Muhittin Altun, blessé dans le transformateur EDF de Clichy-sous-Bois, a été entendu par la justice.

[Libération, vendredi 11 novembre 2005

A l’écouter, ils étaient bien poursuivis par la police. Grièvement électrocuté, le 27 octobre, dans le transformateur où Zyed Banna et Bouna Traore ont trouvé la mort, Muhittin Altun a expliqué hier pour la première fois au juge d’instruction de Bobigny, Olivier Géron, les circonstances du drame de Clichy-sous-Bois. Il a été entendu durant une heure et demie à l’hôpital Saint-Antoine où il a déjà subi plusieurs interventions chirurgicales, la dernière mercredi. Blessé au bras droit et aux cuisses, Muhittin a pu préciser, voire rectifier, la déposition consignée par la police, durant quatre heures, le lendemain du drame, alors qu’il se trouvait en soins intensifs. Dans ce procès-verbal, Muttin signalait que Bouna lui avait «dit de courir» à l’arrivée de la police et qu’il courait «parce que les autres couraient».

En réalité, Muhittin a vu lui aussi «deux policiers» aux trousses de Bouna, remontant le parc où ils avaient l’habitude de rester un peu après leurs matchs de foot. Et encore un autre portant «un flash-ball». Il s’est retourné deux fois. Si les autorités ont cru pouvoir conclure à l’«absence de course-poursuite», Muhittin la confirme. Quittant le parc, il traverse la rue pour entrer avec les autres dans un petit bois qui sert de décharge. Le mur d’enceinte du transformateur EDF n’est que trente mètres plus loin. Les policiers sont sur leurs talons. Me Jean-Pierre Mignard et Me Emmanuel Tordjman, les avocats de Muttin et des familles des victimes, ont tenté de reconstituer la présence policière sur les lieux.

L’enquête de l’Inspection générale des services (IGS) a fait apparaître qu’outre les policiers poursuivant les jeunes dans le parc, puis dans la décharge, deux agents étaient entrés dans le cimetière voisin, qui offre une vue panoramique sur la centrale. «Les policiers tendent une souricière, a commenté hier matin Me Mignard. Les deux voies d’accès ont été tenues alternativement par les policiers.» Mais c’est l’équipe présente dans le cimetière qui annonce, par radio, que «les deux individus sont localisés et sont en train d’enjamber pour aller sur le site EDF». Un policier commente par radio qu’il ne «donne pas cher de leur peau». Entre-temps, deux jeunes, Sofiane et Arouna, sont interpellés sur le site de la décharge boisée.

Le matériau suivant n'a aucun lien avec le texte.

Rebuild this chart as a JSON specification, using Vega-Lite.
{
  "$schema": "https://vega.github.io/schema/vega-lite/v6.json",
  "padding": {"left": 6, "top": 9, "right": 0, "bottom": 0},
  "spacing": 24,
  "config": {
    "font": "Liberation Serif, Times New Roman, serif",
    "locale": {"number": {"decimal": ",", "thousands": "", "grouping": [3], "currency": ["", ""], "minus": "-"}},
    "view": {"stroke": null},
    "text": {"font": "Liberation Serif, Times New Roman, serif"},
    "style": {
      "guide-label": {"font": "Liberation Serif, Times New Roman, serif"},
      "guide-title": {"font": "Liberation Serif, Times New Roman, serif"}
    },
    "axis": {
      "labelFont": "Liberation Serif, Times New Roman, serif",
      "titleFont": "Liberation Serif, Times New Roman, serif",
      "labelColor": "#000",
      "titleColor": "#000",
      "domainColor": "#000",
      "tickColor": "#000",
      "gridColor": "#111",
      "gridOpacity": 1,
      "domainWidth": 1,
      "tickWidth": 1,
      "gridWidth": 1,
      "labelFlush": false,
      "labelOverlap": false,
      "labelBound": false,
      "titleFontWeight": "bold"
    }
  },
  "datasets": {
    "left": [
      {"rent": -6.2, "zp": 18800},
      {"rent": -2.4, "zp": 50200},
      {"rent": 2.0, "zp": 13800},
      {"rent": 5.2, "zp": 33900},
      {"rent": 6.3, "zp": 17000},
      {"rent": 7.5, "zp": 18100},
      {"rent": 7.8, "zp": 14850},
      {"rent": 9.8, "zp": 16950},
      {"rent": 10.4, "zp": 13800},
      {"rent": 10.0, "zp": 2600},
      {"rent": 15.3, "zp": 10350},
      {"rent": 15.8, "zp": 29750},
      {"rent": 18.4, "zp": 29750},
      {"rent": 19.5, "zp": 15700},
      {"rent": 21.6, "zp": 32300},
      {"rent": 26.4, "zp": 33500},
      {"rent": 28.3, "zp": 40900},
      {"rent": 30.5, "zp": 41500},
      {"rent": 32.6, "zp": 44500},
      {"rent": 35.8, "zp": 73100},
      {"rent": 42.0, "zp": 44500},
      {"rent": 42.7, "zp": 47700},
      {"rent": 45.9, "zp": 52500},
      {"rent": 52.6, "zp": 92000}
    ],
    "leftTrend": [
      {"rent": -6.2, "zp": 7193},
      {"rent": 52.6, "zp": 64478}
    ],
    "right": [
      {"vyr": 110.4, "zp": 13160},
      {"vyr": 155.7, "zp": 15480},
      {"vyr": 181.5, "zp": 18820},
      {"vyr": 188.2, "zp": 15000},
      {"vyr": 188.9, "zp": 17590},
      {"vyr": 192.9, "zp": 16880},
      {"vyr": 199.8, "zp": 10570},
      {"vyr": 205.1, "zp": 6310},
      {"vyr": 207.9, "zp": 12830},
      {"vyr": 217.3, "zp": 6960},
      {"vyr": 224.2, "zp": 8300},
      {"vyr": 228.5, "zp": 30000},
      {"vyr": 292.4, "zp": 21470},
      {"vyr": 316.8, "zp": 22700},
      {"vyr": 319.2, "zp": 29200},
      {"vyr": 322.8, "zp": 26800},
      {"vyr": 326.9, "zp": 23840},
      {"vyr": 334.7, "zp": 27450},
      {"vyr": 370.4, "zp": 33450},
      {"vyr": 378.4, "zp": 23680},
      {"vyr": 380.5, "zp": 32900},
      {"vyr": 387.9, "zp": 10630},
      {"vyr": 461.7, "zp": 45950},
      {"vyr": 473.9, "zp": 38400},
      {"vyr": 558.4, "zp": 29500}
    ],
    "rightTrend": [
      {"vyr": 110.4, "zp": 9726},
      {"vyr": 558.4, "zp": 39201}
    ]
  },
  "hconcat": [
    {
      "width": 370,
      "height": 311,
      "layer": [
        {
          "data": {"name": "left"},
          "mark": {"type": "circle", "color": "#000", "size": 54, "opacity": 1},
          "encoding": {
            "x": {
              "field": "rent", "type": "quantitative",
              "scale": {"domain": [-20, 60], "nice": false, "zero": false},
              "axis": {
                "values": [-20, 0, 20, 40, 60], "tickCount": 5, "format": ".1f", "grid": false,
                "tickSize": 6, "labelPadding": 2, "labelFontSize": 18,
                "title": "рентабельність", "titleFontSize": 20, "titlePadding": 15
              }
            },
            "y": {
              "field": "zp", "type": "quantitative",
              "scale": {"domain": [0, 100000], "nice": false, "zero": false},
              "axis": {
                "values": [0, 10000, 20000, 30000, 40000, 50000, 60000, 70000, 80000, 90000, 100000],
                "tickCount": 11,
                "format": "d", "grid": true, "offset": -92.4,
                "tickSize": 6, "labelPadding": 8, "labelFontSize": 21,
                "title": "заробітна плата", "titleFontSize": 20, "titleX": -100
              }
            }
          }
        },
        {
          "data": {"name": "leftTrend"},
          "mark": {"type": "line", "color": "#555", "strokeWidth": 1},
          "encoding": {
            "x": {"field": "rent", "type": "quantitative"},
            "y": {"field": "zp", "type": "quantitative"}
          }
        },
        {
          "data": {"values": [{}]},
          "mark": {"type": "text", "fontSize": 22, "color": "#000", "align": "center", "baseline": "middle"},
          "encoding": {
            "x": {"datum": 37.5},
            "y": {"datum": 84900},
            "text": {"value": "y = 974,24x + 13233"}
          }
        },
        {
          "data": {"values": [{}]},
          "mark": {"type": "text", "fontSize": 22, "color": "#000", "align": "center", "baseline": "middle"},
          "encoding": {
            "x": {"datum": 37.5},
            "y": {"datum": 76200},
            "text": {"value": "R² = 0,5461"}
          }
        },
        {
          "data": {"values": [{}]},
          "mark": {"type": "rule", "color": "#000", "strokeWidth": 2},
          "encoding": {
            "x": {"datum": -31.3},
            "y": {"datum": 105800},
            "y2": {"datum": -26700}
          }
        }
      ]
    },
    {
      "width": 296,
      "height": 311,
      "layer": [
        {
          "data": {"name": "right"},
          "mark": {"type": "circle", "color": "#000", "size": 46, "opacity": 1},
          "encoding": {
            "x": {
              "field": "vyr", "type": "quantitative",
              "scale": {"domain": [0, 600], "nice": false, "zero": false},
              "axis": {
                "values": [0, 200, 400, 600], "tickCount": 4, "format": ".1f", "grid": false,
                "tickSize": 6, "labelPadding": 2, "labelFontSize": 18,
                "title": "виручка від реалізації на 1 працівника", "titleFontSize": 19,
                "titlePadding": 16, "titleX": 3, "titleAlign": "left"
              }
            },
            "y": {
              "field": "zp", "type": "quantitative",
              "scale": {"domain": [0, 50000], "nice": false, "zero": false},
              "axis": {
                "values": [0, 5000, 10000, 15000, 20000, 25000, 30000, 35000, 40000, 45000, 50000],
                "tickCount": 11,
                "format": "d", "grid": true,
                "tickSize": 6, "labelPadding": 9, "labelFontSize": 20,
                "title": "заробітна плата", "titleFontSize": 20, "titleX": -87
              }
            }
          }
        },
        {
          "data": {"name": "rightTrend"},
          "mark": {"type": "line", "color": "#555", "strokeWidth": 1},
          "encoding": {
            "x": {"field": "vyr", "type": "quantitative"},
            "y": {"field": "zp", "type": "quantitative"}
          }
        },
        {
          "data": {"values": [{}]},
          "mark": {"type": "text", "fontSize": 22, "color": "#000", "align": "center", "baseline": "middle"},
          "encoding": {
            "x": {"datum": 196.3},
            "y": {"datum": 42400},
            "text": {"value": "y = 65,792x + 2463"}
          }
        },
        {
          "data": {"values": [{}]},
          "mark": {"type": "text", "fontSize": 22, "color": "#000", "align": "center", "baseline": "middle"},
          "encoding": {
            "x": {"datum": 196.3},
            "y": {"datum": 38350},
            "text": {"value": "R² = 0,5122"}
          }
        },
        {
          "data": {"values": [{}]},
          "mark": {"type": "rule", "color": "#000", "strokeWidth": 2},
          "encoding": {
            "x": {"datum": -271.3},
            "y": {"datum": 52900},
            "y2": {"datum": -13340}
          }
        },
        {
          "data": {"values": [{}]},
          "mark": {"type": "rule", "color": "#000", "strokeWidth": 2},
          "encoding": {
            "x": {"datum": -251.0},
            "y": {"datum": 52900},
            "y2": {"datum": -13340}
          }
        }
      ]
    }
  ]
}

Muhittin, Bouna et Zyed se cachent dans le transformateur. «Ils sont persuadés que la police reste longtemps, explique Me Mignard. Ils n’ont pas leurs papiers. Leur préoccupation, y compris lorsqu’ils se trouvent dans le transformateur, est de rentrer chez eux pour ne pas manquer l’heure de la rupture du jeûne.» Muhittin et ses amis entendent les sirènes des voitures de police. L’aboiement d’un chien. Zyed s’inquiète particulièrement. Des trois, il est le seul à avoir eu «un incident avec la police», sans suite judiciaire. Son père a demandé une «mesure éducative». «Si je vais au poste, mon père me renvoie en Tunisie», aurait-il murmuré avant le drame.